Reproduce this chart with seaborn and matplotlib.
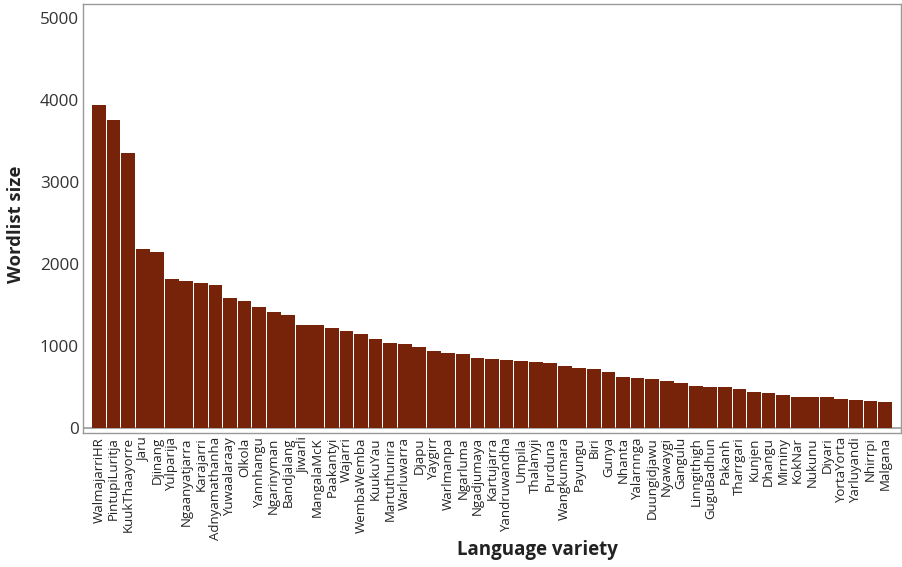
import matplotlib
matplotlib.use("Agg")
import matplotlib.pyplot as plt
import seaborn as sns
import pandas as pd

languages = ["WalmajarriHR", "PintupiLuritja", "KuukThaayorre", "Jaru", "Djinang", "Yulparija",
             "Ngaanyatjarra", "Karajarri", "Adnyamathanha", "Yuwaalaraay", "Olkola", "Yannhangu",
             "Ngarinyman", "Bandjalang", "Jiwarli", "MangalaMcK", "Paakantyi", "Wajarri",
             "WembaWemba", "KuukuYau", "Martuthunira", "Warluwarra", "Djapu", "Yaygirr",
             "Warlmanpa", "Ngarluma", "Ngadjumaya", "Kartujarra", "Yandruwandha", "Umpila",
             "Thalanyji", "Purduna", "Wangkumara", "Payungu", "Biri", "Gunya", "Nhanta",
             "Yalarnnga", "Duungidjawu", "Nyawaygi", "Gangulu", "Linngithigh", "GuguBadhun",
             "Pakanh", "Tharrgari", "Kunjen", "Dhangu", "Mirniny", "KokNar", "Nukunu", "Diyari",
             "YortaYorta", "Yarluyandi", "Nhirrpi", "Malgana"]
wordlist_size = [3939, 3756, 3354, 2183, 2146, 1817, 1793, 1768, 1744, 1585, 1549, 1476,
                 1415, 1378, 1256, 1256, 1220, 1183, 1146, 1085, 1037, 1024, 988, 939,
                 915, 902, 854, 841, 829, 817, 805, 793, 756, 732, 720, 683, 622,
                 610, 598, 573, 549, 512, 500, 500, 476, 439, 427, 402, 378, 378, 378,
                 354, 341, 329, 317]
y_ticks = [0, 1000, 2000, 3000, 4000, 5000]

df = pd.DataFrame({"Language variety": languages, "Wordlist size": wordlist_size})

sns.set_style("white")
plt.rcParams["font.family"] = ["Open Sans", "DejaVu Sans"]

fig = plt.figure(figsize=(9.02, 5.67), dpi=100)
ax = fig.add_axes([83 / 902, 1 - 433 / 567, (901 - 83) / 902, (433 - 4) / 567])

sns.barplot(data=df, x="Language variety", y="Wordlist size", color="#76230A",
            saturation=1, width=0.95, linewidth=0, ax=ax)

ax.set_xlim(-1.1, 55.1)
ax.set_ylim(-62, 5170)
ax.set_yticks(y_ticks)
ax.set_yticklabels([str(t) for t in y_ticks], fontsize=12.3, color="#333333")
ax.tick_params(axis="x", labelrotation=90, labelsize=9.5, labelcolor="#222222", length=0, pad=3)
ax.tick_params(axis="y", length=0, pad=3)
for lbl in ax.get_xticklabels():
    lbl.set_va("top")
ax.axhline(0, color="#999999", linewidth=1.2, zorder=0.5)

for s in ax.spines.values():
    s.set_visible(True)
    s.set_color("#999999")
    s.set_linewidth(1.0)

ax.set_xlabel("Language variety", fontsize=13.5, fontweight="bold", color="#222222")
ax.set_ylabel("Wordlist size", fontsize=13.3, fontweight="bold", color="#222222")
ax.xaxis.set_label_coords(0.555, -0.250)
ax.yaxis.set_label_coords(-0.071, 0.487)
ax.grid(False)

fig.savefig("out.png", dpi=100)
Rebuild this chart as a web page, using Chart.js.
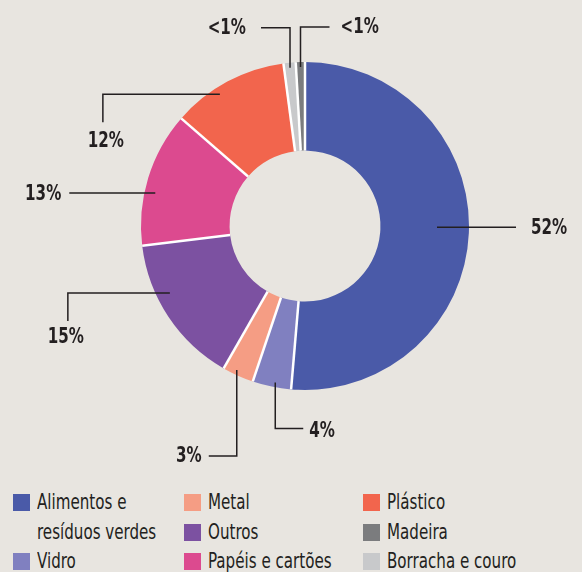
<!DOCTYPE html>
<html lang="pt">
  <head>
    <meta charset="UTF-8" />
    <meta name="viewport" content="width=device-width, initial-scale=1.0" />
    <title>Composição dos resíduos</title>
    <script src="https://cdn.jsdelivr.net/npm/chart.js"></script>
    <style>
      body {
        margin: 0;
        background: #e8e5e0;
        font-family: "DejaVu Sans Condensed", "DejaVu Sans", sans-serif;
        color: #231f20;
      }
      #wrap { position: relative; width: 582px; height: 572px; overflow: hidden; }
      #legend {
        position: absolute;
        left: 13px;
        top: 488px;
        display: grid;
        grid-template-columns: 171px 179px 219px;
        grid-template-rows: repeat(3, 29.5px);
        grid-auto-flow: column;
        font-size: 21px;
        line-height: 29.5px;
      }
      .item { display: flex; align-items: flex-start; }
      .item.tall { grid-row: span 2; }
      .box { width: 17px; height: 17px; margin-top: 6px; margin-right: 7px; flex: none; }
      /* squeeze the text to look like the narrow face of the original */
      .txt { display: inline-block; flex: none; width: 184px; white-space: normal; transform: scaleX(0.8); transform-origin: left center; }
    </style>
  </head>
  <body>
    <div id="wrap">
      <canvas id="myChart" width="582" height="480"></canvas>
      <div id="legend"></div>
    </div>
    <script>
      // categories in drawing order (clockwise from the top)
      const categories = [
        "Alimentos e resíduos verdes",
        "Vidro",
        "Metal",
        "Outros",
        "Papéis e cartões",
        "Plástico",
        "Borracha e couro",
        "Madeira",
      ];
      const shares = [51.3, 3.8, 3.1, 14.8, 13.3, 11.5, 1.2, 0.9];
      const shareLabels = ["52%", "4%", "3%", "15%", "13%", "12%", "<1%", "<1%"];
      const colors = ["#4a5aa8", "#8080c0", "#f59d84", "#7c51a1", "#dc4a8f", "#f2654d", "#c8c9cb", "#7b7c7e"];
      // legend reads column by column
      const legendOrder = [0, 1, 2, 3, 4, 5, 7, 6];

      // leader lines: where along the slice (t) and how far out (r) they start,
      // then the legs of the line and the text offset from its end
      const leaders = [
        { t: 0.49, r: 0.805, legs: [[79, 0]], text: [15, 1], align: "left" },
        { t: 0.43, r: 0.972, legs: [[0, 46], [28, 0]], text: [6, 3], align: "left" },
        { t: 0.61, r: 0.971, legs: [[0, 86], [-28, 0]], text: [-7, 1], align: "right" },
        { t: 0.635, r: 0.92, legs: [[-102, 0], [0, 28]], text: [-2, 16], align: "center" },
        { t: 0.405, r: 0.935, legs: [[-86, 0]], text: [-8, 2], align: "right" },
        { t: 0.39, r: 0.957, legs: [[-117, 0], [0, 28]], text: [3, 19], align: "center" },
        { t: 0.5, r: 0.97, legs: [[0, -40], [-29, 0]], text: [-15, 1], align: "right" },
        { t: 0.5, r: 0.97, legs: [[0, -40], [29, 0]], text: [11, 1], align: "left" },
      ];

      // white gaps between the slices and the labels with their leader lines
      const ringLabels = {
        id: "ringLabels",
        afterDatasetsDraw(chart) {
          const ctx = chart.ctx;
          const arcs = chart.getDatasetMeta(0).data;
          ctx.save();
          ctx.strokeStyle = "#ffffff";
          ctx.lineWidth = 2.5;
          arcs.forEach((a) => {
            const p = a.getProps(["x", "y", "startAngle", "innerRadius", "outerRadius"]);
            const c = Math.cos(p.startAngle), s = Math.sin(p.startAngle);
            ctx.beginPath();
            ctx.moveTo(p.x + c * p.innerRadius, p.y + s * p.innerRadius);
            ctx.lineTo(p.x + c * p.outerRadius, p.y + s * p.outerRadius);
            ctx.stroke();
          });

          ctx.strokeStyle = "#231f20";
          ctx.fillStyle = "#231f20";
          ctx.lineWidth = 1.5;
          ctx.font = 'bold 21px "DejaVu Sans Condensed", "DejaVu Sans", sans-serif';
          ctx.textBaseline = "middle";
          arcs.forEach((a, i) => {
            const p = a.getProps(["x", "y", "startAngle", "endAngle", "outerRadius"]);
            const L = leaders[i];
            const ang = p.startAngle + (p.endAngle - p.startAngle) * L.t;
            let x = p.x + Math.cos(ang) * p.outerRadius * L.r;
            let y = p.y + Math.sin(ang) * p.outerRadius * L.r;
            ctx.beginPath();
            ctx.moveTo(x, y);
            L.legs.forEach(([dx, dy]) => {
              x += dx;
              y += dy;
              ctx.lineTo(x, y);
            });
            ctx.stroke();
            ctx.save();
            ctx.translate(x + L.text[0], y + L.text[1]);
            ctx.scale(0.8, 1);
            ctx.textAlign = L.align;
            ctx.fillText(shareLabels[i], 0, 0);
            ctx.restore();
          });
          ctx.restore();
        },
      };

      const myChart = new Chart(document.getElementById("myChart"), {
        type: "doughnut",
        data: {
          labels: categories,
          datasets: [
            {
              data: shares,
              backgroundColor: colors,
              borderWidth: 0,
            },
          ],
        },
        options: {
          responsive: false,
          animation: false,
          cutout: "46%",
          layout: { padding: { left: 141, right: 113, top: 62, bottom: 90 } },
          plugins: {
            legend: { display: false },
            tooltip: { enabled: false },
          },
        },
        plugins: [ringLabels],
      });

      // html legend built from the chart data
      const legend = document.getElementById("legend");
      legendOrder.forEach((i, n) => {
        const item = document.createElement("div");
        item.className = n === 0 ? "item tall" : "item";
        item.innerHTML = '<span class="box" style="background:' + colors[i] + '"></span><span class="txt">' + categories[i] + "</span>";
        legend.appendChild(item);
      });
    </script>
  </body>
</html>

* * *

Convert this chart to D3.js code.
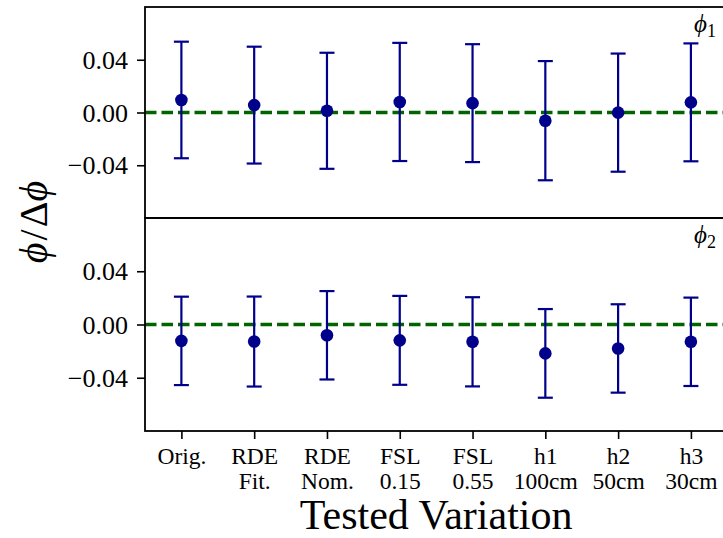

- _SET EXERCISE_:
Your first line is the one with "Reproduce this chart", and your last is the one with "y_ticks = [0, 1000, 2000, 3000, 4000, 5000]". Copy those and every line between them exactly, without any pictures.

- _CORRECT RESULT_:
Reproduce this chart with seaborn and matplotlib.
import matplotlib
matplotlib.use("Agg")
import matplotlib.pyplot as plt
import seaborn as sns
import pandas as pd

languages = ["WalmajarriHR", "PintupiLuritja", "KuukThaayorre", "Jaru", "Djinang", "Yulparija",
             "Ngaanyatjarra", "Karajarri", "Adnyamathanha", "Yuwaalaraay", "Olkola", "Yannhangu",
             "Ngarinyman", "Bandjalang", "Jiwarli", "MangalaMcK", "Paakantyi", "Wajarri",
             "WembaWemba", "KuukuYau", "Martuthunira", "Warluwarra", "Djapu", "Yaygirr",
             "Warlmanpa", "Ngarluma", "Ngadjumaya", "Kartujarra", "Yandruwandha", "Umpila",
             "Thalanyji", "Purduna", "Wangkumara", "Payungu", "Biri", "Gunya", "Nhanta",
             "Yalarnnga", "Duungidjawu", "Nyawaygi", "Gangulu", "Linngithigh", "GuguBadhun",
             "Pakanh", "Tharrgari", "Kunjen", "Dhangu", "Mirniny", "KokNar", "Nukunu", "Diyari",
             "YortaYorta", "Yarluyandi", "Nhirrpi", "Malgana"]
wordlist_size = [3939, 3756, 3354, 2183, 2146, 1817, 1793, 1768, 1744, 1585, 1549, 1476,
                 1415, 1378, 1256, 1256, 1220, 1183, 1146, 1085, 1037, 1024, 988, 939,
                 915, 902, 854, 841, 829, 817, 805, 793, 756, 732, 720, 683, 622,
                 610, 598, 573, 549, 512, 500, 500, 476, 439, 427, 402, 378, 378, 378,
                 354, 341, 329, 317]
y_ticks = [0, 1000, 2000, 3000, 4000, 5000]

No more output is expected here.